-- BEGIN Record set --

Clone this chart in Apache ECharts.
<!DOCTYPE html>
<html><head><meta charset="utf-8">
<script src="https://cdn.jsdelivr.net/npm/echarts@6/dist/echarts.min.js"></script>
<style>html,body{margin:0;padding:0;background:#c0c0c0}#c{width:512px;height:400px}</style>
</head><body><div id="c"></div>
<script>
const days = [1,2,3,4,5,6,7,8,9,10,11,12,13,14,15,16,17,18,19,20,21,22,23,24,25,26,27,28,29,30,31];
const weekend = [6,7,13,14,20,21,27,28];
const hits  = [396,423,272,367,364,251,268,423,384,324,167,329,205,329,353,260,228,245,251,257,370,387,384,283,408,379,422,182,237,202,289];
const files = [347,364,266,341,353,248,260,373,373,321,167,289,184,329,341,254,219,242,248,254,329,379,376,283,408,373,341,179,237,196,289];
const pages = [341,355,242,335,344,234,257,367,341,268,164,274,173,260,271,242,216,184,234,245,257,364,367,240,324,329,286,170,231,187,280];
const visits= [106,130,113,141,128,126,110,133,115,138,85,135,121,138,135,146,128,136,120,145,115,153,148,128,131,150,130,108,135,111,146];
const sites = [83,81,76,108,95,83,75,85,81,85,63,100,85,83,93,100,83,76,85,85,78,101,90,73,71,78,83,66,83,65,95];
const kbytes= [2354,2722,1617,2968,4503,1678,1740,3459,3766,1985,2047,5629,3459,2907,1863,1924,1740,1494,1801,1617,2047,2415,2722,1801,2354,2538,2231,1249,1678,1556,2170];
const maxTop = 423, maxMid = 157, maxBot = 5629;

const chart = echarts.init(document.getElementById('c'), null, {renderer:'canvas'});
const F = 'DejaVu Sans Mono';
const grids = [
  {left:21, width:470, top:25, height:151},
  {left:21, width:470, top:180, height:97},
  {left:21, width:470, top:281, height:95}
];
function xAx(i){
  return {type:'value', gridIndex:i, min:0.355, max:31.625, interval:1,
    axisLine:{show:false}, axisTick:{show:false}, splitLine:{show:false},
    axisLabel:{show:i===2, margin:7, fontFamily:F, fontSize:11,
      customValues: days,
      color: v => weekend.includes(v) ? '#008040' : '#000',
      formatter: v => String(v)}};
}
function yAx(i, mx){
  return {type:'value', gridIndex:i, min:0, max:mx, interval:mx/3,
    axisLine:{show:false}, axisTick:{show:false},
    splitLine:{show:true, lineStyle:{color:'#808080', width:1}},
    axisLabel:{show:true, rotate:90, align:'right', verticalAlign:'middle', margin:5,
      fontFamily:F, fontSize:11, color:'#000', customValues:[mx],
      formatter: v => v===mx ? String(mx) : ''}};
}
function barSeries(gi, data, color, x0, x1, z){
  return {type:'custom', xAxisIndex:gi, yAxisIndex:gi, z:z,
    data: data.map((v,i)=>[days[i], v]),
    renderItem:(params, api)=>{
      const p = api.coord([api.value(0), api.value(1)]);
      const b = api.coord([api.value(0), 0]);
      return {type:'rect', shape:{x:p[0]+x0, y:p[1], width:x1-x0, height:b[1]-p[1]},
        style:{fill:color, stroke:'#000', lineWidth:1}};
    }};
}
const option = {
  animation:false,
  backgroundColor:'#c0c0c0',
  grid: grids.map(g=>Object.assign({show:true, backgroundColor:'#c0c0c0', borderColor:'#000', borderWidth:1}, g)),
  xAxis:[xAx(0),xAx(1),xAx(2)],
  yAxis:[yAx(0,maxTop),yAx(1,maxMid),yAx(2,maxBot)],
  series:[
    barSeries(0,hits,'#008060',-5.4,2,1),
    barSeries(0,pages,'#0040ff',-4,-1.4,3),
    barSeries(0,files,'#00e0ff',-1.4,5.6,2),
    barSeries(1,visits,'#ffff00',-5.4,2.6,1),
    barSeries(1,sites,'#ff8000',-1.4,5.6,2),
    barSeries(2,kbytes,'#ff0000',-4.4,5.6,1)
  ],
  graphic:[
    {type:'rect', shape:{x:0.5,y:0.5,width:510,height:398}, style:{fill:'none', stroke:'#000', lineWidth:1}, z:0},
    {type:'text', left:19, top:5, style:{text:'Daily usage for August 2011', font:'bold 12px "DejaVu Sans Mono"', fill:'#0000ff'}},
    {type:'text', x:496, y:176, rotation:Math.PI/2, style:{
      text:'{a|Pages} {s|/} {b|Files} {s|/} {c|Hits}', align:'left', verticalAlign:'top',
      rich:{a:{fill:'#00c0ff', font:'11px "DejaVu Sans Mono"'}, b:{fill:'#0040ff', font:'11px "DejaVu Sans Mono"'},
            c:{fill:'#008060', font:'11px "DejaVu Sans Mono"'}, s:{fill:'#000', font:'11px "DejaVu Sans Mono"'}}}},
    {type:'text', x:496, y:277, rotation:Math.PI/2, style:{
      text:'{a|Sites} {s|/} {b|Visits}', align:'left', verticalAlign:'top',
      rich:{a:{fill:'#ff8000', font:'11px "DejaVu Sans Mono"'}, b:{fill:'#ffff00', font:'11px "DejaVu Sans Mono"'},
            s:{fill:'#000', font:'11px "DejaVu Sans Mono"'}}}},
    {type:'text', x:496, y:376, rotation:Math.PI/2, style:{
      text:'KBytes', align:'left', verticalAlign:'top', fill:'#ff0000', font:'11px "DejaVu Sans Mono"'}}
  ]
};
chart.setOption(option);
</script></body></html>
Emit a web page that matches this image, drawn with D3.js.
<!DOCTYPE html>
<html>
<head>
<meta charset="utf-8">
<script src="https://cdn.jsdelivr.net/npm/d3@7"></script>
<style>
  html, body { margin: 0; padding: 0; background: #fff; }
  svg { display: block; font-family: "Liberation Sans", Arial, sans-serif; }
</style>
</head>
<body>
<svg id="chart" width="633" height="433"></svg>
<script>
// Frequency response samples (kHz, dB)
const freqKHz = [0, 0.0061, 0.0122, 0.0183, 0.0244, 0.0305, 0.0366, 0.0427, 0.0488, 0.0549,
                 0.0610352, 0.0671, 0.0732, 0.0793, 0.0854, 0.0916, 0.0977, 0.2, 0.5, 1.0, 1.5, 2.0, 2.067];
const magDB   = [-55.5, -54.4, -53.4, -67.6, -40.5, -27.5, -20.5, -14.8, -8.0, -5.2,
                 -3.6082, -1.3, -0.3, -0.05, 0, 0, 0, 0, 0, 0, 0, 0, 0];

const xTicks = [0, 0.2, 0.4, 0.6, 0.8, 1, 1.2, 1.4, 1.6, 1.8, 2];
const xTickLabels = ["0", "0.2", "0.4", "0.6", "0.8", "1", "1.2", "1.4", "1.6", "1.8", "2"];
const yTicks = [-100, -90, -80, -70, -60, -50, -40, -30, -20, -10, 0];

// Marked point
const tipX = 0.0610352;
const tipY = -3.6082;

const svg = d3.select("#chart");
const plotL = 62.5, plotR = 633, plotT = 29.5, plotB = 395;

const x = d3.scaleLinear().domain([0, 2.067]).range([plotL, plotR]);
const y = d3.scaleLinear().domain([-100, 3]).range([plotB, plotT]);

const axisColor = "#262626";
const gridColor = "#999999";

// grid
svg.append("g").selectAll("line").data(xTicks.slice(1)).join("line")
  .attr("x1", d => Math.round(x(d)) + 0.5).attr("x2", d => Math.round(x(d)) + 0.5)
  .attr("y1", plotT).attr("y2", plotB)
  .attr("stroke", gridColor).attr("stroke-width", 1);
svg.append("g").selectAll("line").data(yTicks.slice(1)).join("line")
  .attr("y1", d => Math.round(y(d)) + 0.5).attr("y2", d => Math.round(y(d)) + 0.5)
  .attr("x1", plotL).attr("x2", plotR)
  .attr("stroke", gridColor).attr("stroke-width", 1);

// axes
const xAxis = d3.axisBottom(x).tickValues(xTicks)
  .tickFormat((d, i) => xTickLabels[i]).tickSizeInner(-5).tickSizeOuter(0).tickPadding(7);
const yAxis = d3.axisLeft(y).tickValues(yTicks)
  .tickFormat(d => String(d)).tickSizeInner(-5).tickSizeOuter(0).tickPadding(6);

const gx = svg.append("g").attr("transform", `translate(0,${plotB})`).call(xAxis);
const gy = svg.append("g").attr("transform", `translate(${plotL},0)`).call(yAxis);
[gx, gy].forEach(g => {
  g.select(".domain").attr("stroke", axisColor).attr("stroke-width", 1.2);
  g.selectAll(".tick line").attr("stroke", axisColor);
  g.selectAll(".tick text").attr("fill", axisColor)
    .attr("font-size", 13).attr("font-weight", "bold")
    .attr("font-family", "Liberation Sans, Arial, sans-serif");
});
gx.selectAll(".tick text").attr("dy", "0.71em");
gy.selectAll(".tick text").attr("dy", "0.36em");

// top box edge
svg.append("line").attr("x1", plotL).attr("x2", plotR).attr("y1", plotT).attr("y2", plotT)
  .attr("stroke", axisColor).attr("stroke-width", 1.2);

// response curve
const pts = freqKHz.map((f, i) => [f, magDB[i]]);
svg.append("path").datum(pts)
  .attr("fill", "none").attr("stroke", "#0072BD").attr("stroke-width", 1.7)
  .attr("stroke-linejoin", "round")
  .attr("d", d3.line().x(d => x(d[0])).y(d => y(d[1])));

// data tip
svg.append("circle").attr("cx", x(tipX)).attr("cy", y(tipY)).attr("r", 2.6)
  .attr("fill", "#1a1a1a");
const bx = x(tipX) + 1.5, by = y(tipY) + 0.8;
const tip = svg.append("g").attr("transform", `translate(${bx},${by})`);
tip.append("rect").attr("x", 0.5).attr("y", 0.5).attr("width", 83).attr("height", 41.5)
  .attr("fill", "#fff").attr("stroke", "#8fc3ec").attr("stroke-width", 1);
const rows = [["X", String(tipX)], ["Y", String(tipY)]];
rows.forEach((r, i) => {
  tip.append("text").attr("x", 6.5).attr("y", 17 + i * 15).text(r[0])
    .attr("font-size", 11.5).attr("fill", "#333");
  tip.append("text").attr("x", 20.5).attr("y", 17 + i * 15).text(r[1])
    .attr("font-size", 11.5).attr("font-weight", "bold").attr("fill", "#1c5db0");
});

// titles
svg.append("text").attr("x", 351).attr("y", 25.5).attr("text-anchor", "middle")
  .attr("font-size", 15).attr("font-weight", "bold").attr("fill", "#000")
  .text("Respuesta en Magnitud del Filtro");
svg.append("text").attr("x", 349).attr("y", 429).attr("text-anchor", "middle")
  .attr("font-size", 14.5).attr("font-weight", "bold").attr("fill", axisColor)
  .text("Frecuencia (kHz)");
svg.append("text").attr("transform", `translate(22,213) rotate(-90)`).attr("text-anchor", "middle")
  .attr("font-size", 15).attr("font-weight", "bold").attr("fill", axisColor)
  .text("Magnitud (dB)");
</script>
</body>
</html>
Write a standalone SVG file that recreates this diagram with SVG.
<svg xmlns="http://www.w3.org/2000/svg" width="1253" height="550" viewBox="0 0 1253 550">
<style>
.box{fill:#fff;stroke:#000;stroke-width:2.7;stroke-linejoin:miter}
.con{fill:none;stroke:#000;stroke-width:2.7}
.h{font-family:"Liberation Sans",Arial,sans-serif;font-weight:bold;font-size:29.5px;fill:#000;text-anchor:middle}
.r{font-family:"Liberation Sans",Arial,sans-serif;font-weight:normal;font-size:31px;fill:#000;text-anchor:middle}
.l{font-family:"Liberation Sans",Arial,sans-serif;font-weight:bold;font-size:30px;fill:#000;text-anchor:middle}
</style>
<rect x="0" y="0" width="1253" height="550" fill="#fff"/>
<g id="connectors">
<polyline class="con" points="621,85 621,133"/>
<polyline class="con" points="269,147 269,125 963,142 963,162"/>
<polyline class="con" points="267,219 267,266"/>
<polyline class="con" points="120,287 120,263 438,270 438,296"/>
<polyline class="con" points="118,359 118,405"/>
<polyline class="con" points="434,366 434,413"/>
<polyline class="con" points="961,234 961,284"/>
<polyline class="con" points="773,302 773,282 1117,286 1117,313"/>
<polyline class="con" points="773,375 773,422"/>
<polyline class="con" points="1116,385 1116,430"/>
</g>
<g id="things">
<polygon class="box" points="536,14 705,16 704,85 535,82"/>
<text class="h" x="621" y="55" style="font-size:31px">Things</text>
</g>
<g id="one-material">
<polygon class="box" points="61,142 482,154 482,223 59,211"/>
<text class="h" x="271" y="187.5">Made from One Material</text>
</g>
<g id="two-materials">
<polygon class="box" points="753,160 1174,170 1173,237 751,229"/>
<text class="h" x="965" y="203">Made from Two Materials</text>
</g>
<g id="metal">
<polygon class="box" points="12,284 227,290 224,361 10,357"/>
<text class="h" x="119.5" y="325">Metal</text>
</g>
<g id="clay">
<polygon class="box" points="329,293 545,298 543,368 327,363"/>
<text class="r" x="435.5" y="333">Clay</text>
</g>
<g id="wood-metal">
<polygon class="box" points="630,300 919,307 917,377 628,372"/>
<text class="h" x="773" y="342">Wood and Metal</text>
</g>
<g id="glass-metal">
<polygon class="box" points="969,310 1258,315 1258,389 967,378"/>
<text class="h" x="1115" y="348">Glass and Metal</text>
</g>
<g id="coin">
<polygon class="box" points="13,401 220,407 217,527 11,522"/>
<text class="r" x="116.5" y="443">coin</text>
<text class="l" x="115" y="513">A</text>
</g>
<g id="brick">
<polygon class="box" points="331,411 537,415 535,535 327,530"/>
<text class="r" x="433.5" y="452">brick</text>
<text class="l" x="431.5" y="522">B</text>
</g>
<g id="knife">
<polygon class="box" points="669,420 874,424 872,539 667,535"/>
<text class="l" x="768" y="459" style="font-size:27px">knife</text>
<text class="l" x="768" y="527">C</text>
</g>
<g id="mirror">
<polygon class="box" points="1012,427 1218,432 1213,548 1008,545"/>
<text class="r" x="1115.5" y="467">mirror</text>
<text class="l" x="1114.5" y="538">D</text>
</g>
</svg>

-- END Record set --

| Problem statement |
Exact reproduction is required: output the lines from the start of the entries above through the line with "const maxTop = 423, maxMid".

| Written solution |
Clone this chart in Apache ECharts.
<!DOCTYPE html>
<html><head><meta charset="utf-8">
<script src="https://cdn.jsdelivr.net/npm/echarts@6/dist/echarts.min.js"></script>
<style>html,body{margin:0;padding:0;background:#c0c0c0}#c{width:512px;height:400px}</style>
</head><body><div id="c"></div>
<script>
const days = [1,2,3,4,5,6,7,8,9,10,11,12,13,14,15,16,17,18,19,20,21,22,23,24,25,26,27,28,29,30,31];
const weekend = [6,7,13,14,20,21,27,28];
const hits  = [396,423,272,367,364,251,268,423,384,324,167,329,205,329,353,260,228,245,251,257,370,387,384,283,408,379,422,182,237,202,289];
const files = [347,364,266,341,353,248,260,373,373,321,167,289,184,329,341,254,219,242,248,254,329,379,376,283,408,373,341,179,237,196,289];
const pages = [341,355,242,335,344,234,257,367,341,268,164,274,173,260,271,242,216,184,234,245,257,364,367,240,324,329,286,170,231,187,280];
const visits= [106,130,113,141,128,126,110,133,115,138,85,135,121,138,135,146,128,136,120,145,115,153,148,128,131,150,130,108,135,111,146];
const sites = [83,81,76,108,95,83,75,85,81,85,63,100,85,83,93,100,83,76,85,85,78,101,90,73,71,78,83,66,83,65,95];
const kbytes= [2354,2722,1617,2968,4503,1678,1740,3459,3766,1985,2047,5629,3459,2907,1863,1924,1740,1494,1801,1617,2047,2415,2722,1801,2354,2538,2231,1249,1678,1556,2170];
const maxTop = 423, maxMid = 157, maxBot = 5629;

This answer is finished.